Moore is a shrewd rhetorician as well as gracefully subtle poet.Clever, witty, sharp and acidic when she needs me, Moore is clever at playing the Devil's Advocate in nominally negative guise, saying she dislikes it but mounting one exception to the rule after another until we have an overwhelming tide of reasons about why we as citizens can't exist without it's application.

It works as polemic, indeed, crafted as she alone knows how, and it adds yet another well-phrased set of stanzas that want to turn poets into more than mortal artists, but into a priesthood, a race of scribes attuned to secret meanings of invisible movements within human existence. It sort of stops being a poet after the first jagged stanza, not unlike all those pledge breaks on PBS that tirelessly affirm that network's quality programming while showing little of it during their pleas for viewer money. It's not that I would argue too dramatically against the notion that poets and artists in general are those who've the sensitivity and the skills to turn perception at an instinctual level into a material form through which what was formally unaddressable can now find a shared vocabulary in the world-- egalitarian though I am, there are geniuses in the world , and those who are smarter and more adept than others in various occupations and callings--but I do argue against the self-flattery that poems like Moore's promotes and propagates.

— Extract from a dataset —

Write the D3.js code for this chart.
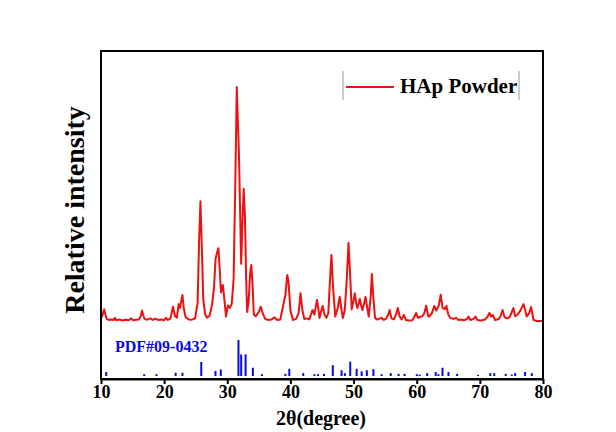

Novelists, playwrights , and journalists have had their mediums rightly demystified over time so that the title itself--novelist, playwright, ET AL--does not by association inoculate a writer against proper judgement; criticism, as such, deals with these scribes as craftsman , and the larger issue, literary wars and preferences aside, is how well an author writes, with how well they are doing their job.

The mystique remains,somewhat, for the poet and it is one that a good number of poets, good, bad and resoundingly mediocre, seem to want perpetuate. Moore, I think, had whimsy in mind when she wrote her piece, but the impulse to have poetry as the subject matter of new work keeps the medium unapproachable for many for no real advantage other than what appears to be vanity and status. There's a tendency to keep the edges of poetry blurry, smudged, indistinct as to the terms one is given to talk about poets and their work. One in this area doesn't want to give the whole game away.

Enough. Enough. If a poet has something besides themselves and their gift to share with us, please, let's read it, let's hear it, let's compare notes about life in this world. What poetry has lost in large portion is the capacity to evoke a sense of invisible structures behind the details of everyday life that , given the occasional hunch or flash of inspiration, could be sensed however momentarily and provide the reader with some extra energy to live fully another few hours on this plain in the attempt to make the world yield more beauty and fairness, and in it's place has come, in equally large portion, a self-consciousness that brings attention back to the poet as-arbiter-of-meaning, a broker of slippery signs who is so conceited (knowingly or not) about their nominal privilege and power that they can well dispense stanza after stanza of mirror-gazing narcissism without risking their standing over the minuscule dominion they lord their constructed value over.